No. First, the primary culprit is who designs and deploys a mechanism to do harm. If I set a lethal trap on my property with a sign saying "Beware the 10,00 Volt mantrap", I am not excused when a burglar is injured - even though they are breaking the law by trespass. Secondly, it seems that the manufacturer gets to decide, arbitrarily and post-facto (post-sale/agreement) what constitutes a "scammer". Finally, with "e-fuses" you are setting a trap mechanism on my property which I have purchased in fair expectation of my rights.

> it's on you to ensure that the thing can't be rendered inoperable by a (third-party?) software update

I believe in many places like the US, it could be breaking the law to ensure that, since reverse engineering and circumvention of protections would be required.
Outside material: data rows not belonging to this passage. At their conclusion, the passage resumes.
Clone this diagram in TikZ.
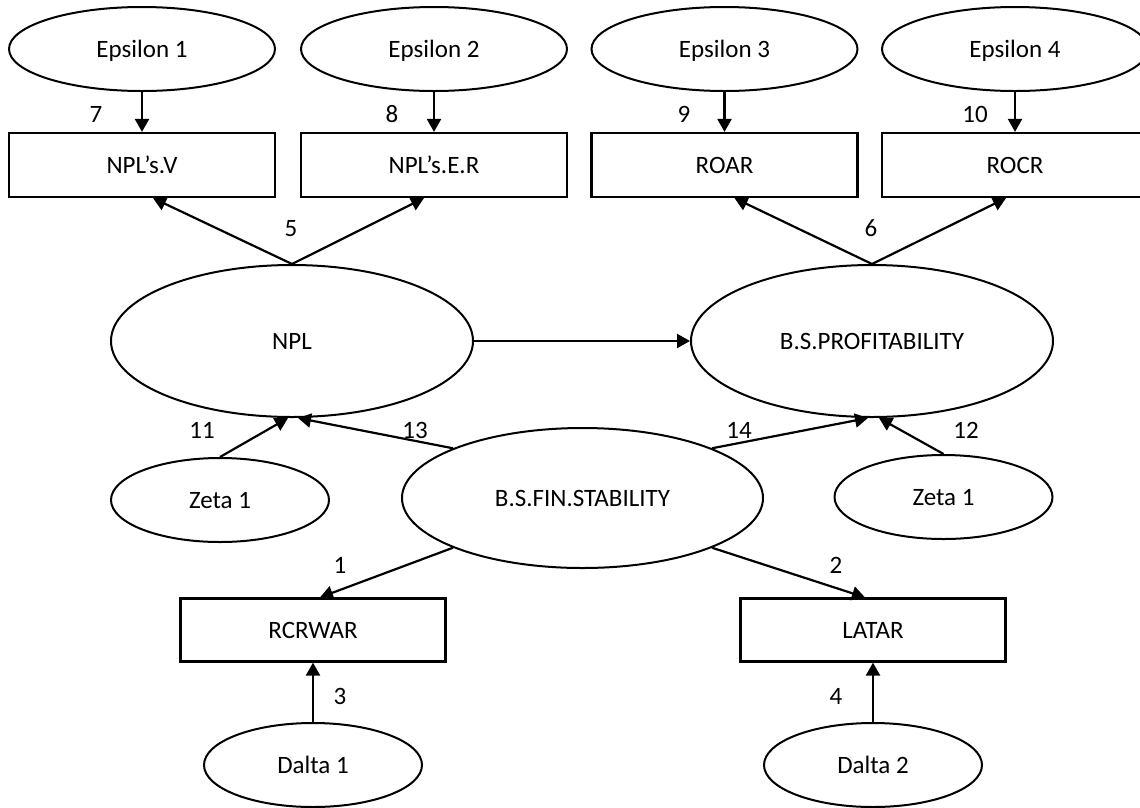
\documentclass[tikz,border=0pt]{standalone}
\usepackage{fontspec}
\setmainfont{Carlito}
\usetikzlibrary{arrows.meta,shapes.geometric}
\begin{document}
\begin{tikzpicture}[x=1pt,y=-1pt,
  every node/.style={font=\fontsize{25}{30}\selectfont, text height=16pt, text depth=0pt, inner sep=0pt},
  oval/.style={draw, line width=2pt, ellipse},
  smalloval/.style={oval, minimum width=266pt, minimum height=84pt},
  bigoval/.style={oval, minimum width=362pt, minimum height=152pt},
  midoval/.style={oval, minimum width=218pt, minimum height=84pt},
  obsbox/.style={draw, line width=2.2pt, rectangle, minimum width=266pt, minimum height=64pt},
  num/.style={},
  link/.style={line width=2.2pt, -{Triangle[length=13pt,width=14pt]}}]
\useasboundingbox (0,0) rectangle (1140,807);
\clip (0,0) rectangle (1140,807);
\fill[white] (0,0) rectangle (1140,807);

% top error terms
\node[smalloval] (e1) at (142,49) {Epsilon 1};
\node[smalloval] (e2) at (434,49) {Epsilon 2};
\node[smalloval] (e3) at (724.5,49) {Epsilon 3};
\node[smalloval] (e4) at (1015,49) {Epsilon 4};

% indicators
\node[obsbox] (b1) at (142,165) {NPL’s.V};
\node[obsbox] (b2) at (434,165) {NPL’s.E.R};
\node[obsbox] (b3) at (724.5,165) {ROAR};
\node[obsbox] (b4) at (1015,165) {ROCR};

% latent variables
\node[bigoval] (npl) at (292,341) {NPL};
\node[bigoval] (prof) at (872,341) {B.S.PROFITABILITY};
\node[oval, minimum width=361pt, minimum height=140pt] (fin) at (582.5,498) {B.S.FIN.STABILITY};

\node[midoval] (z1) at (220,500) {Zeta 1};
\node[midoval] (z2) at (943.5,497) {Zeta 1};

\node[obsbox, minimum width=265pt, minimum height=63pt] (rc) at (313,630) {RCRWAR};
\node[obsbox, minimum width=265pt, minimum height=63pt] (la) at (873,630) {LATAR};

\node[midoval] (d1) at (313,765) {Dalta 1};
\node[midoval] (d2) at (873,765) {Dalta 2};

% connectors
\draw[link] (e1.south) -- (b1.north);
\draw[link] (e2.south) -- (b2.north);
\draw[link] (e3.south) -- (b3.north);
\draw[link] (e4.south) -- (b4.north);

\draw[link] (npl.north) -- ([xshift=11pt]b1.south);
\draw[link] (npl.north) -- ([xshift=-10pt]b2.south);
\draw[link] (prof.north) -- ([xshift=10pt]b3.south);
\draw[link] (prof.north) -- ([xshift=-9pt]b4.south);

\draw[link] (npl.east) -- (prof.west);

\draw[link] (z1.north) -- ([xshift=-4pt]npl.south);
\draw[link] (fin.159) -- ([xshift=6pt]npl.south);
\draw[link] (fin.21) -- ([xshift=-4pt]prof.south);
\draw[link] (z2.north) -- ([xshift=7pt]prof.south);

\draw[link] (fin.201) -- ([xshift=7pt]rc.north);
\draw[link] (fin.339) -- ([xshift=-8pt]la.north);

\draw[link] (d1.north) -- (rc.south);
\draw[link] (d2.north) -- (la.south);

% path numbers
\node[num] (n7) at (96,114) {7};
\node[num] (n8) at (392,114) {8};
\node[num] (n9) at (684,114) {9};
\node[num] (n10) at (975,114) {10};
\node[num] (n5) at (291,228) {5};
\node[num] (n6) at (871,228) {6};
\node[num] (n11) at (202,430) {11};
\node[num] (n13) at (415,430) {13};
\node[num] (n14) at (739,430) {14};
\node[num] (n12) at (966,430) {12};
\node[num] (n1) at (340,565) {1};
\node[num] (n2) at (836,565) {2};
\node[num] (n3) at (340,696) {3};
\node[num] (n4) at (836,696) {4};
\end{tikzpicture}
\end{document}
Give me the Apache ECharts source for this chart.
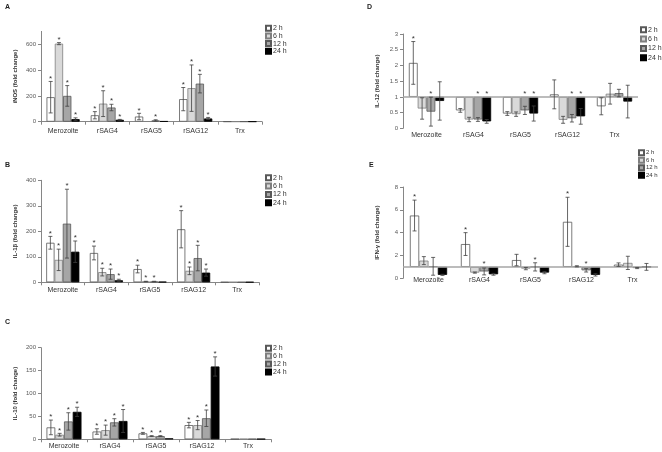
<!DOCTYPE html>
<html><head><meta charset="utf-8">
<script src="https://cdn.jsdelivr.net/npm/echarts@6/dist/echarts.min.js"></script>
<style>html,body{margin:0;padding:0;background:#fff}#c{width:662px;height:452px}</style>
</head><body><div id="c"></div>
<script>
const categories = ['Merozoite', 'rSAG4', 'rSAG5', 'rSAG12', 'Trx'];
const timeLabels = ['2 h', '6 h', '12 h', '24 h'];

// A: iNOS  (rows: 2 h, 6 h, 12 h, 24 h; columns: categories)
const iNOS_mean = [[190, 50, 40, 175, 1], [605, 140, 3, 260, 1], [200, 110, 10, 295, 1], [20, 15, 4, 25, 1]];
const iNOS_sd   = [[122, 28, 25, 90, 0], [8, 100, 0, 180, 0], [80, 25, 5, 72, 0], [10, 3, 0, 8, 0]];
const iNOS_star = [[1, 1, 1, 1, 0], [1, 1, 0, 1, 0], [1, 1, 1, 1, 0], [1, 1, 0, 1, 0]];

// B: IL-1β
const IL1b_mean = [[155, 115, 52, 208, 1], [88, 40, 3, 45, 1], [230, 32, 3, 95, 1], [120, 8, 2, 38, 1]];
const IL1b_sd   = [[25, 27, 15, 73, 0], [42, 15, 1, 15, 0], [135, 20, 1, 50, 0], [42, 4, 0, 14, 0]];
const IL1b_star = [[1, 1, 1, 1, 0], [1, 1, 1, 1, 0], [1, 1, 1, 1, 0], [1, 1, 0, 1, 0]];

// C: IL-10
const IL10_mean = [[26, 17, 13, 31, 1], [10, 20, 7, 31, 1], [39, 37, 7, 46, 1], [60, 40, 2, 159, 1]];
const IL10_sd   = [[16, 6, 2, 6, 0], [3, 11, 1, 10, 0], [19, 8, 1, 18, 0], [10, 25, 0, 21, 0]];
const IL10_star = [[1, 1, 1, 1, 0], [1, 1, 1, 1, 0], [1, 1, 1, 1, 0], [1, 1, 0, 1, 0]];

// D: IL-12
const IL12_mean = [[2.08, 0.57, 0.47, 1.08, 0.70], [0.63, 0.28, 0.45, 0.27, 1.10], [0.53, 0.28, 0.57, 0.32, 1.12], [0.87, 0.22, 0.47, 0.38, 0.85]];
const IL12_sd   = [[0.68, 0.06, 0.06, 0.46, 0.27], [0.34, 0.07, 0.07, 0.11, 0.33], [0.46, 0.06, 0.13, 0.12, 0.12], [0.61, 0.06, 0.24, 0.25, 0.52]];
const IL12_star = [[1, 0, 0, 0, 0], [0, 0, 0, 0, 0], [1, 1, 1, 1, 0], [0, 1, 1, 1, 0]];

// E: IFN-γ
const IFNg_mean = [[5.5, 3.0, 1.6, 4.95, 1.2], [1.55, 0.5, 0.85, 1.05, 1.35], [1.05, 0.6, 1.0, 0.7, 0.9], [0.3, 0.35, 0.5, 0.3, 1.0]];
const IFNg_sd   = [[1.35, 1.0, 0.5, 2.15, 0.15], [0.35, 0.05, 0.1, 0.05, 0.58], [0.78, 0.3, 0.36, 0.15, 0.05], [0.05, 0.08, 0.1, 0.1, 0.3]];
const IFNg_star = [[1, 1, 0, 1, 0], [0, 0, 0, 0, 0], [0, 1, 1, 1, 0], [0, 0, 0, 0, 0]];

const FONT = 'Liberation Sans';
const barStyles = [
  {color: '#ffffff', borderColor: '#595959', borderWidth: 0.8},
  {color: '#d9d9d9', borderColor: '#7f7f7f', borderWidth: 0.8},
  {color: '#a6a6a6', borderColor: '#595959', borderWidth: 0.8},
  {color: '#000000', borderColor: '#000000', borderWidth: 0.8}
];

const panels = [
  {letter: 'A', lx: 5, ly: 4, title: 'iNOS (fold change)', mean: iNOS_mean, sd: iNOS_sd, star: iNOS_star, base: 0, max: 700, interval: 200, showMax: false,
   grid: {left: 41, top: 31.4, width: 221, height: 90.3}, gap: 0.25, catMargin: 5.5, leg: {left: 265, top: 24.7, gap: 0.7, lh: 6, fs: 7}},
  {letter: 'B', lx: 5, ly: 162, title: 'IL-1β (fold change)', mean: IL1b_mean, sd: IL1b_sd, star: IL1b_star, base: 0, max: 400, interval: 100, showMax: true,
   grid: {left: 41, top: 180.3, width: 218, height: 102}, gap: 0.24, catMargin: 4.5, leg: {left: 265, top: 174.3, gap: 1.3, lh: 6, fs: 7}},
  {letter: 'C', lx: 5, ly: 319, title: 'IL-10 (fold change)', mean: IL10_mean, sd: IL10_sd, star: IL10_star, base: 0, max: 200, interval: 50, showMax: true,
   grid: {left: 41, top: 347.7, width: 230, height: 91.6}, gap: 0.24, catMargin: 3.5, leg: {left: 265, top: 344.7, gap: 0.9, lh: 6, fs: 7}},
  {letter: 'D', lx: 367, ly: 4, title: 'IL-12 (fold change)', mean: IL12_mean, sd: IL12_sd, star: IL12_star, base: 1, max: 3, interval: 0.5, showMax: true,
   grid: {left: 403, top: 34, width: 235, height: 94.3}, gap: 0.25, catMargin: 3, leg: {left: 640, top: 26.3, gap: 2.3, lh: 6, fs: 7}},
  {letter: 'E', lx: 369, ly: 162, title: 'IFN-γ (fold change)', mean: IFNg_mean, sd: IFNg_sd, star: IFNg_star, base: 1, max: 8, interval: 2, showMax: true,
   grid: {left: 403, top: 187, width: 255, height: 91.3}, gap: 0.27, catMargin: -1.5, leg: {left: 638, top: 149.2, gap: 0.5, lh: 5, fs: 6}}
];

const grids = [], xAxes = [], yAxes = [], series = [], legends = [], graphics = [];
const axisColor = '#868686';

panels.forEach((p, pi) => {
  grids.push(Object.assign({containLabel: false}, p.grid));
  xAxes.push({
    type: 'category', gridIndex: pi, data: categories,
    axisLine: {show: p.base === 0, lineStyle: {color: axisColor, width: 1}},
    axisTick: {show: p.base === 0, length: 3, lineStyle: {color: axisColor}},
    axisLabel: {fontSize: 7, fontFamily: FONT, color: '#333', margin: p.catMargin, interval: 0},
    splitLine: {show: false}
  });
  yAxes.push({
    type: 'value', gridIndex: pi, min: 0, max: p.max, interval: p.interval,
    splitLine: {show: false},
    axisLine: {show: true, lineStyle: {color: axisColor, width: 1}},
    axisTick: {show: true, length: 3, lineStyle: {color: axisColor}},
    axisLabel: {fontSize: 6, fontFamily: FONT, color: '#595959', margin: 5, showMaxLabel: p.showMax},
    name: p.title, nameLocation: 'middle', nameRotate: 90, nameGap: 23,
    nameTextStyle: {fontSize: 6, fontFamily: FONT, fontWeight: 'bold', color: '#333'}
  });

  for (let t = 0; t < 4; t++) {
    if (p.base === 0) {
      series.push({
        type: 'bar', name: timeLabels[t], xAxisIndex: pi, yAxisIndex: pi,
        data: p.mean[t], itemStyle: barStyles[t],
        barGap: '0%', barCategoryGap: (p.gap * 100) + '%', silent: true
      });
    } else {
      series.push({
        type: 'bar', name: '_base' + pi + '_' + t, xAxisIndex: pi, yAxisIndex: pi, stack: p.letter + t,
        data: p.mean[t].map(v => Math.min(v, p.base)),
        itemStyle: {color: 'rgba(0,0,0,0)'},
        barGap: '0%', barCategoryGap: (p.gap * 100) + '%', silent: true
      });
      const s = {
        type: 'bar', name: timeLabels[t], xAxisIndex: pi, yAxisIndex: pi, stack: p.letter + t,
        data: p.mean[t].map(v => Math.abs(v - p.base)),
        itemStyle: barStyles[t],
        barGap: '0%', barCategoryGap: (p.gap * 100) + '%', silent: true
      };
      if (t === 0) {
        s.markLine = {silent: true, symbol: 'none', label: {show: false},
          lineStyle: {color: '#a6a6a6', width: 1.5, type: 'solid'}, data: [{yAxis: p.base}]};
      }
      series.push(s);
    }
  }

  const errData = [];
  const starData = [];
  for (let t = 0; t < 4; t++) {
    for (let c = 0; c < categories.length; c++) {
      const m = p.mean[t][c], sd = p.sd[t][c];
      if (sd > 0) errData.push([c, t, Math.max(0, m - sd), m + sd]);
      if (p.star[t][c]) starData.push([c, t, Math.max(m + sd, p.base)]);
    }
  }
  const gapFrac = p.gap;
  series.push({
    type: 'custom', xAxisIndex: pi, yAxisIndex: pi, silent: true, z: 5,
    data: errData, encode: {x: 0, y: [2, 3]},
    renderItem: function (params, api) {
      const c = api.value(0), t = api.value(1);
      const lo = api.coord([c, api.value(2)]);
      const hi = api.coord([c, api.value(3)]);
      const catW = api.size([1, 0])[0];
      const bw = catW * (1 - gapFrac) / 4;
      const x = lo[0] + (t - 1.5) * bw;
      const st = {stroke: '#404040', lineWidth: 0.8};
      return {type: 'group', children: [
        {type: 'line', shape: {x1: x, y1: lo[1], x2: x, y2: hi[1]}, style: st},
        {type: 'line', shape: {x1: x - 2, y1: hi[1], x2: x + 2, y2: hi[1]}, style: st},
        {type: 'line', shape: {x1: x - 2, y1: lo[1], x2: x + 2, y2: lo[1]}, style: st}
      ]};
    }
  });
  series.push({
    type: 'custom', xAxisIndex: pi, yAxisIndex: pi, silent: true, z: 6,
    data: starData, encode: {x: 0, y: 2},
    renderItem: function (params, api) {
      const c = api.value(0), t = api.value(1);
      const pt = api.coord([c, api.value(2)]);
      const catW = api.size([1, 0])[0];
      const bw = catW * (1 - gapFrac) / 4;
      const x = pt[0] + (t - 1.5) * bw;
      return {type: 'text', x: x, y: pt[1] - 3,
        style: {text: '*', fontSize: 8, fontFamily: FONT, fill: '#333', align: 'center', verticalAlign: 'middle'}};
    }
  });

  legends.push({
    orient: 'vertical', left: p.leg.left, top: p.leg.top, padding: 0,
    itemWidth: 5, itemHeight: 5, itemGap: p.leg.gap, icon: 'rect', selectedMode: false,
    data: timeLabels,
    textStyle: {fontSize: p.leg.fs, fontFamily: FONT, color: '#333', lineHeight: p.leg.lh, padding: [0, 0, 0, -3]}
  });

  graphics.push({type: 'text', left: p.lx, top: p.ly,
    style: {text: p.letter, font: 'bold 7px "' + FONT + '"', fill: '#222'}});
});

const chart = echarts.init(document.getElementById('c'), null, {renderer: 'canvas'});
chart.setOption({
  animation: false,
  backgroundColor: '#fff',
  grid: grids, xAxis: xAxes, yAxis: yAxes, series: series, legend: legends, graphic: graphics
});
</script>
</body></html>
Of course you're right that there's a sort of moral responsibility on people not to vandalise serviceable goods such that they become waste. But people throw away perfectly working technology every day.

If by "third party" (I think we would use "first party" here) you mean the vendor/manufacturer when you say:

> it's not the (vendors) responsibility to account for your hardware when they do software updates.

then I heartily disagree. It's certainly their moral responsibility, and, unless they offer owners a reasonable way to disable updates, it ought to be their legal responsibility too.

But that's not what's at issue. Otherwise your argument makes it seem like the update "accidentally" damaged the owners property. Quite the contrary, the vendor is sending out updates designed to cause harm, and in full knowledge and punitive intent. Am I mistaken?

> Doing software updates that brick tampered hardware is harder to make a sarcastic argument about.

I don't follow you. Sarcasm is the lowest form of wit and discouraged per HN guidelines in favour of arguing in "good faith".

There are other ways to physically, irreversibly, and cryptographically ensure a given integer is always incremented.

If that is the product, how can someone call afoul?

you are equating blowing an Efuse with setting a lethal trap.

there is a reasonable expectation for one, less so for another.

im not sure if that analogy of your's is made in the best faith.

Microsoft is not the first party on hardware they don't authorize or have involvement with, this is obvious.